A yes vote for Scottish independence will result in households paying more for pensions and other financial products, Treasury chief secretary Danny Alexander will say in a speech in Edinburgh today.
The Financial Times reports Alexander’s speech will be used to reinforce the financial arguments for voting against Scottish independence in September, including a warning on uncertainty around currency, rates and regulation.
The Scottish government intends to try to continue to share the UK Pension Protection Fund, which compensates those whose pension schemes are linked to firms which have become insolvent, although it also set out the possibility of a separate Scottish PPF if required.
Alexander will say that Scottish firms will not be able to use the PPF in the event of a yes vote.

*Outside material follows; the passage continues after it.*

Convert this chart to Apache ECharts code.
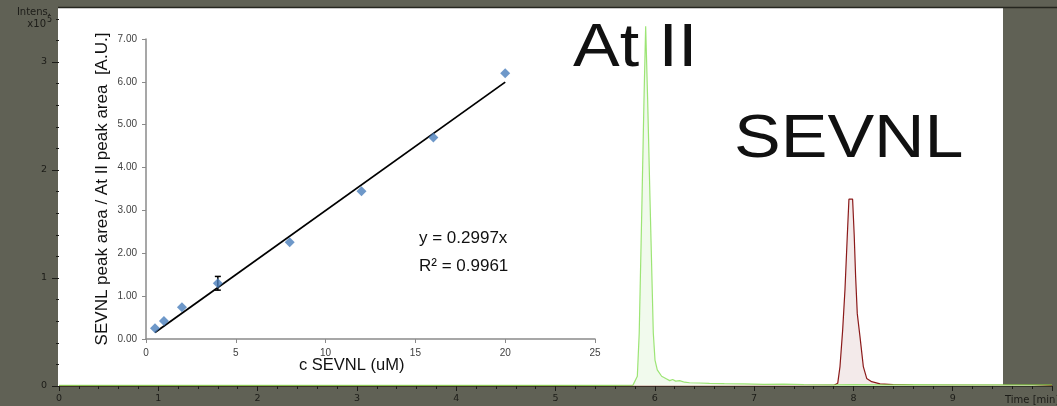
<!DOCTYPE html>
<html>
<head>
<meta charset="utf-8">
<script src="https://cdn.jsdelivr.net/npm/echarts@6/dist/echarts.min.js"></script>
<style>
html,body{margin:0;padding:0;background:#606155;}
#chart{width:1057px;height:406px;}
</style>
</head>
<body>
<div id="chart"></div>
<script>
// ---- Chromatogram (main chart) ----
const timeTicks = [0, 1, 2, 3, 4, 5, 6, 7, 8, 9];
const intensTicks = [0, 1, 2, 3];

const redTime = [0, 0.5, 1, 1.5, 2, 2.5, 3, 3.5, 4, 4.5, 5, 5.5, 5.8, 6.3, 6.6, 7.0, 7.3, 7.6, 7.8, 7.842, 7.865, 7.892, 7.915, 7.938, 7.955, 7.974, 7.992, 8.008, 8.022, 8.039, 8.066, 8.1, 8.134, 8.184, 8.268, 8.4, 8.6, 9.0, 9.4, 9.8, 10];
const redInt  = [0.004, 0.004, 0.004, 0.004, 0.004, 0.004, 0.004, 0.004, 0.004, 0.004, 0.004, 0.004, 0.004, 0.003, 0.004, 0.005, 0.004, 0.005, 0.005, 0.025, 0.18, 0.52, 0.89, 1.38, 1.73, 1.74, 1.73, 1.40, 1.02, 0.67, 0.46, 0.18, 0.07, 0.04, 0.02, 0.012, 0.008, 0.006, 0.005, 0.005, 0.005];

const greenTime = [0, 0.5, 1, 1.5, 2, 2.5, 3, 3.5, 4, 4.5, 5, 5.5, 5.78, 5.80, 5.824, 5.843, 5.871, 5.891, 5.908, 5.928, 5.952, 5.985, 6.002, 6.025, 6.069, 6.12, 6.15, 6.18, 6.21, 6.25, 6.3, 6.35, 6.45, 6.55, 6.7, 6.9, 7.1, 7.3, 7.5, 7.8, 8.0, 8.3, 8.6, 9.0, 9.4, 9.8, 10];
const greenInt  = [0.005, 0.005, 0.005, 0.005, 0.005, 0.005, 0.005, 0.005, 0.005, 0.005, 0.005, 0.006, 0.008, 0.02, 0.09, 0.49, 1.72, 2.65, 3.33, 2.65, 1.72, 0.49, 0.24, 0.15, 0.09, 0.065, 0.05, 0.06, 0.045, 0.05, 0.035, 0.03, 0.028, 0.025, 0.022, 0.02, 0.015, 0.018, 0.012, 0.01, 0.012, 0.01, 0.012, 0.01, 0.011, 0.01, 0.01];

// ---- Calibration inset ----
const concentrations = [0.5, 1, 2, 4, 8, 12, 16, 20];
const areaRatios     = [0.25, 0.42, 0.74, 1.30, 2.26, 3.45, 4.70, 6.20];
const errorBars      = [[4, 1.30, 0.16]];
const fitSlope = 0.2997;
const fitR2 = 0.9961;
const insetXTicks = [0, 5, 10, 15, 20, 25];
const insetYTicks = [0, 1, 2, 3, 4, 5, 6, 7];

const FONT = '"Liberation Sans", Arial, sans-serif';
const AXFONT = '"DejaVu Sans", Verdana, sans-serif';

const redData = redTime.map((t, i) => [t, redInt[i]]);
const greenData = greenTime.map((t, i) => [t, greenInt[i]]);
const scatterData = concentrations.map((c, i) => [c, areaRatios[i]]);
const fitX0 = concentrations[0], fitX1 = concentrations[concentrations.length - 1];
const fitData = [[fitX0, fitSlope * fitX0], [fitX1, fitSlope * fitX1]];

function txt(x, y, text, font, fill, align, scaleY) {
  return {type: 'text', z: 50, x: x, y: y, scaleY: scaleY || 1,
    style: {text: text, font: font, fill: fill, align: align || 'left', verticalAlign: 'middle'}};
}

const chart = echarts.init(document.getElementById('chart'), null, {renderer: 'canvas'});
chart.setOption({
  backgroundColor: '#606155',
  animation: false,
  graphic: [
    {type: 'rect', z: -10, shape: {x: 58, y: 8, width: 945, height: 379}, style: {fill: '#ffffff'}},
    {type: 'line', z: -9, shape: {x1: 58, y1: 7.5, x2: 1057, y2: 7.5}, style: {stroke: '#25261f', lineWidth: 1.5}},
    txt(51, 12, 'Intens.', '10px ' + AXFONT, '#1c1c18', 'right'),
    txt(46, 24, 'x10', '10px ' + AXFONT, '#1c1c18', 'right'),
    txt(47, 20, '5', '8px ' + AXFONT, '#1c1c18', 'left'),
    txt(1005, 400, 'Time [min]', '10px ' + AXFONT, '#1c1c18'),
    txt(573, 49.5, 'At II', '70px ' + FONT, '#111111', 'left', 0.864),
    txt(734, 140, 'SEVNL', '70px ' + FONT, '#111111', 'left', 0.862),
    txt(299, 365, 'c SEVNL (uM)', '16.5px ' + FONT, '#111111'),
    txt(419, 238, 'y = ' + fitSlope + 'x', '17px ' + FONT, '#111111'),
    txt(419, 266, 'R² = ' + fitR2, '17px ' + FONT, '#111111')
  ],
  grid: [
    {left: 59, right: 5, top: 8, bottom: 20},
    {left: 146, top: 39, width: 449, height: 300}
  ],
  xAxis: [
    {
      type: 'value', gridIndex: 0, min: 0, max: 10, interval: 1, offset: 2,
      axisLine: {show: true, lineStyle: {color: '#33342c', width: 1}},
      axisTick: {show: true, length: 5, lineStyle: {color: '#1c1c18'}},
      minorTick: {show: true, splitNumber: 5, length: 3, lineStyle: {color: '#1c1c18'}},
      splitLine: {show: false},
      axisLabel: {color: '#1c1c18', fontSize: 9.5, fontFamily: AXFONT, margin: 6,
        customValues: timeTicks}
    },
    {
      type: 'value', gridIndex: 1, min: 0, max: 25, interval: 5,
      axisLine: {show: true, lineStyle: {color: '#8a8a8a', width: 1.5}},
      axisTick: {show: true, length: 4, lineStyle: {color: '#8a8a8a'}, customValues: insetXTicks},
      splitLine: {show: false},
      axisLabel: {color: '#404040', fontSize: 10, fontFamily: FONT, margin: 9, customValues: insetXTicks}
    }
  ],
  yAxis: [
    {
      type: 'value', gridIndex: 0, min: 0, max: 3.5, interval: 1,
      axisLine: {show: false},
      axisTick: {show: true, length: 7, lineStyle: {color: '#1c1c18'}, customValues: intensTicks},
      minorTick: {show: true, splitNumber: 5, length: 3, lineStyle: {color: '#1c1c18'}},
      splitLine: {show: false},
      axisLabel: {color: '#1c1c18', fontSize: 9.5, fontFamily: AXFONT, margin: 12, customValues: intensTicks}
    },
    {
      type: 'value', gridIndex: 1, min: 0, max: 7, interval: 1,
      name: 'SEVNL peak area / At II peak area  [A.U.]',
      nameLocation: 'middle', nameGap: 35, nameRotate: 90,
      nameTextStyle: {color: '#111111', fontSize: 17, fontFamily: FONT},
      axisLine: {show: true, lineStyle: {color: '#8a8a8a', width: 1.5}},
      axisTick: {show: true, length: 4, lineStyle: {color: '#8a8a8a'}, customValues: insetYTicks},
      splitLine: {show: false},
      axisLabel: {color: '#404040', fontSize: 10, fontFamily: FONT, margin: 9, customValues: insetYTicks,
        formatter: v => v.toFixed(2)}
    }
  ],
  series: [
    {
      type: 'line', xAxisIndex: 0, yAxisIndex: 0, data: redData, showSymbol: false, z: 3,
      lineStyle: {color: '#8b1a1a', width: 1.2},
      areaStyle: {color: '#f3eaea', opacity: 1}
    },
    {
      type: 'line', xAxisIndex: 0, yAxisIndex: 0, data: greenData, showSymbol: false, z: 4,
      lineStyle: {color: '#7ddc4a', width: 1.2, opacity: 0.75},
      areaStyle: {color: '#eef9e8', opacity: 0.8}
    },
    {
      type: 'line', xAxisIndex: 1, yAxisIndex: 1, data: fitData, showSymbol: false, z: 5,
      lineStyle: {color: '#000000', width: 1.8}
    },
    {
      type: 'custom', xAxisIndex: 1, yAxisIndex: 1, data: errorBars, z: 6,
      encode: {x: 0, y: 1},
      renderItem: function (params, api) {
        const x = api.value(0), y = api.value(1), e = api.value(2);
        const lo = api.coord([x, y - e]);
        const hi = api.coord([x, y + e]);
        const s = {stroke: '#000000', lineWidth: 1.5};
        return {type: 'group', children: [
          {type: 'line', shape: {x1: lo[0], y1: lo[1], x2: hi[0], y2: hi[1]}, style: s},
          {type: 'line', shape: {x1: lo[0] - 3, y1: lo[1], x2: lo[0] + 3, y2: lo[1]}, style: s},
          {type: 'line', shape: {x1: hi[0] - 3, y1: hi[1], x2: hi[0] + 3, y2: hi[1]}, style: s}
        ]};
      }
    },
    {
      type: 'scatter', xAxisIndex: 1, yAxisIndex: 1, data: scatterData, z: 7,
      symbol: 'diamond', symbolSize: [10, 10],
      itemStyle: {color: '#4a7ebb'}
    }
  ]
});
</script>
</body>
</html>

He will add: “Creating an international border would reduce financial firms’ ability to spread risk and drive up the cost of financial products like pensions.”

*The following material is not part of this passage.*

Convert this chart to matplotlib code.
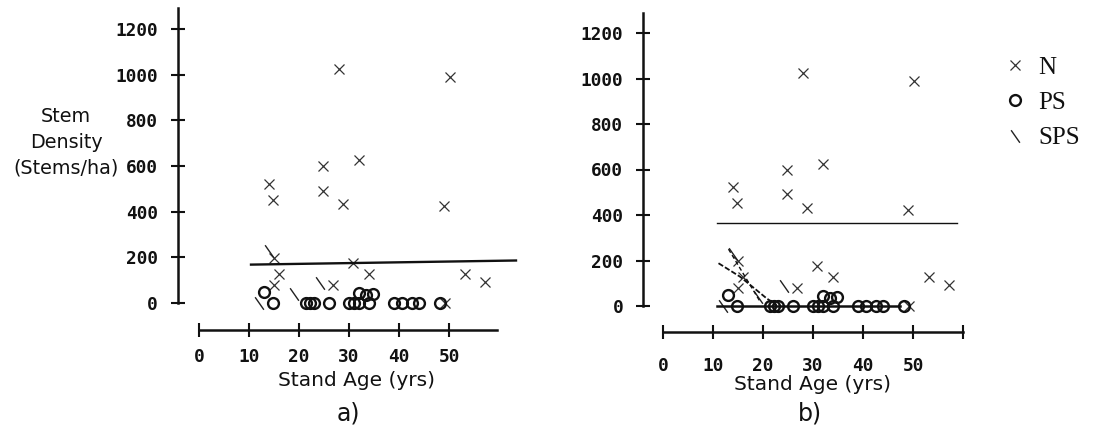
import matplotlib
matplotlib.use("Agg")
import matplotlib.pyplot as plt
from matplotlib.path import Path

# ---------------- data ----------------
n_age = [14.0, 14.7, 24.7, 24.7, 28.7, 31.9, 27.9, 50.1, 49.0, 14.9, 16.0,
         14.9, 26.7, 34.0, 30.7, 53.1, 57.1, 49.2]
n_density = [521, 451, 600, 491, 432, 626, 1022, 988, 424, 196, 126,
             79, 79, 127, 176, 126, 93, 0]

ps_age = [12.9, 14.7, 21.4, 22.1, 22.9, 26.0, 30.0, 31.0, 32.0, 33.9,
          31.9, 33.3, 34.8, 38.9, 40.5, 42.5, 44.0, 48.2]
ps_density = [48, 0, 0, 0, 0, 0, 0, 0, 0, 0,
              42, 35, 38, 0, 0, 0, 0, 0]

sps_age = [12.0, 14.0, 19.0, 24.2]
sps_density = [0, 228, 40, 86]

# panel a: overall fit line
a_fit_age = [10.4, 63.4]
a_fit_density = [168, 186]

# panel b: group fit lines
b_n_age = [10.8, 58.7]
b_n_density = [364, 364]
b_ps_age = [10.7, 47.4]
b_ps_density = [0, 0]
b_sps_age = [11.1, 15.4, 18.7, 20.7, 22.7]
b_sps_density = [188, 129, 70, 34, 4]
b_sps2_age = [13.1, 19.4]
b_sps2_density = [250, 20]

y_ticks = [0, 200, 400, 600, 800, 1000, 1200]
x_ticks_a = [0, 10, 20, 30, 40, 50]
x_ticks_b = [0, 10, 20, 30, 40, 50, 60]
x_ticklabels_b = ["0", "10", "20", "30", "40", "50", ""]

legend_labels = ["N", "PS", "SPS"]

# ---------------- styling ----------------
W, H = 1098, 432
INK = "#111111"
fig = plt.figure(figsize=(W / 100, H / 100), dpi=100)

sps_marker = Path([(-0.7, 1.0), (0.7, -1.0)], [Path.MOVETO, Path.LINETO])
tick_font = dict(family="DejaVu Sans Mono", weight="bold", size=12.8)


def px_axes(x0_px, y0_px, px_per_10yr, px_per_200):
    """axes whose data (0,0) lands at pixel (x0_px, y0_px) from top-left"""
    xlo, xhi, ylo, yhi = -10, 70, -200, 1300
    left = x0_px + xlo / 10 * px_per_10yr
    width = (xhi - xlo) / 10 * px_per_10yr
    bottom_px = y0_px - ylo / 200 * px_per_200
    height = (yhi - ylo) / 200 * px_per_200
    ax = fig.add_axes([left / W, (H - bottom_px) / H, width / W, height / H])
    ax.set_xlim(xlo, xhi)
    ax.set_ylim(ylo, yhi)
    ax.patch.set_visible(False)
    return ax


def style_axes(ax, yspine_x, xspine_y, xbound_hi, xpad):
    for s in ("top", "right"):
        ax.spines[s].set_visible(False)
    ax.spines["left"].set_position(("data", yspine_x))
    ax.spines["bottom"].set_position(("data", xspine_y))
    ax.spines["left"].set_bounds(0, 1290)
    ax.spines["bottom"].set_bounds(0, xbound_hi)
    for s in ("left", "bottom"):
        ax.spines[s].set_linewidth(1.8)
        ax.spines[s].set_color(INK)
    ax.set_yticks(y_ticks)
    ax.set_yticklabels([str(v) for v in y_ticks], fontdict=tick_font)
    ax.tick_params(axis="both", direction="inout", length=10, width=1.5,
                   color=INK, labelcolor=INK)
    ax.tick_params(axis="y", pad=9.4)
    ax.tick_params(axis="x", pad=xpad)


def draw_points(ax):
    hn, = ax.plot(n_age, n_density, linestyle="none", marker="x",
                  markersize=6.5, markeredgewidth=0.9, color="#333333")
    hp, = ax.plot(ps_age, ps_density, linestyle="none", marker="o",
                  markersize=7.8, markeredgewidth=1.7, markerfacecolor="none",
                  color=INK)
    hs, = ax.plot(sps_age, sps_density, linestyle="none", marker=sps_marker,
                  markersize=9, markeredgewidth=1.0, color="#222222")
    return hn, hp, hs


# ---------------- panel a ----------------
axa = px_axes(199, 303, 50, 45.7)
style_axes(axa, -4.2, -118, 59.6, 7.9)
axa.set_xticks(x_ticks_a)
axa.set_xticklabels([str(v) for v in x_ticks_a], fontdict=tick_font)
handles = draw_points(axa)
axa.plot(a_fit_age, a_fit_density, color=INK, linewidth=1.7)

# ---------------- panel b ----------------
axb = px_axes(663, 306, 50, 45.5)
style_axes(axb, -4.0, -114, 60, 13)
axb.set_xticks(x_ticks_b)
axb.set_xticklabels(x_ticklabels_b, fontdict=tick_font)
draw_points(axb)
axb.plot(b_n_age, b_n_density, color=INK, linewidth=1.0)
axb.plot(b_ps_age, b_ps_density, color=INK, linewidth=1.8)
axb.plot(b_sps_age, b_sps_density, color=INK, linewidth=1.3,
         linestyle=(0, (3, 1.2)))
axb.plot(b_sps2_age, b_sps2_density, color=INK, linewidth=1.0,
         linestyle=(0, (3, 2)))

# ---------------- texts ----------------
label_font = dict(family="DejaVu Sans", size=14.5, color=INK)
fig.text(356.7 / W, 1 - 381 / H, "Stand Age (yrs)", ha="center", va="center",
         **label_font)
fig.text(813 / W, 1 - 384 / H, "Stand Age (yrs)", ha="center", va="center",
         **label_font)
fig.text(66 / W, 1 - 142 / H, "Stem\nDensity\n(Stems/ha)", ha="center",
         va="center", multialignment="center", linespacing=1.45,
         family="DejaVu Sans", size=13.8, color=INK)
fig.text(348 / W, 1 - 414 / H, "a)", ha="center", va="center",
         family="DejaVu Sans", size=17, color=INK)
fig.text(810 / W, 1 - 414 / H, "b)", ha="center", va="center",
         family="DejaVu Sans", size=17, color=INK)

fig.legend(handles, legend_labels, loc="upper left",
           bbox_to_anchor=(992 / W, 1 - 46 / H), frameon=False,
           prop=dict(family="Liberation Serif", size=18),
           handlelength=1.0, handletextpad=0.45, labelspacing=0.52,
           borderaxespad=0, labelcolor=INK)

fig.savefig("out.png", dpi=100)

In January, BoE governor Mark Carney said an independent Scotland could not keep the pound and be free to set its own taxes. Last month the Treasury backed this assertion.
Though the Scottish government’s fiscal commission working group has spoken out against the rejection of a formal currency union, Alexander will today dismiss any possibility that the Treasury would rethink its stance.
Alexander will say: “Our decision, taken in the best interests of Scotland and the rest of the UK, is final. No ifs; no buts.”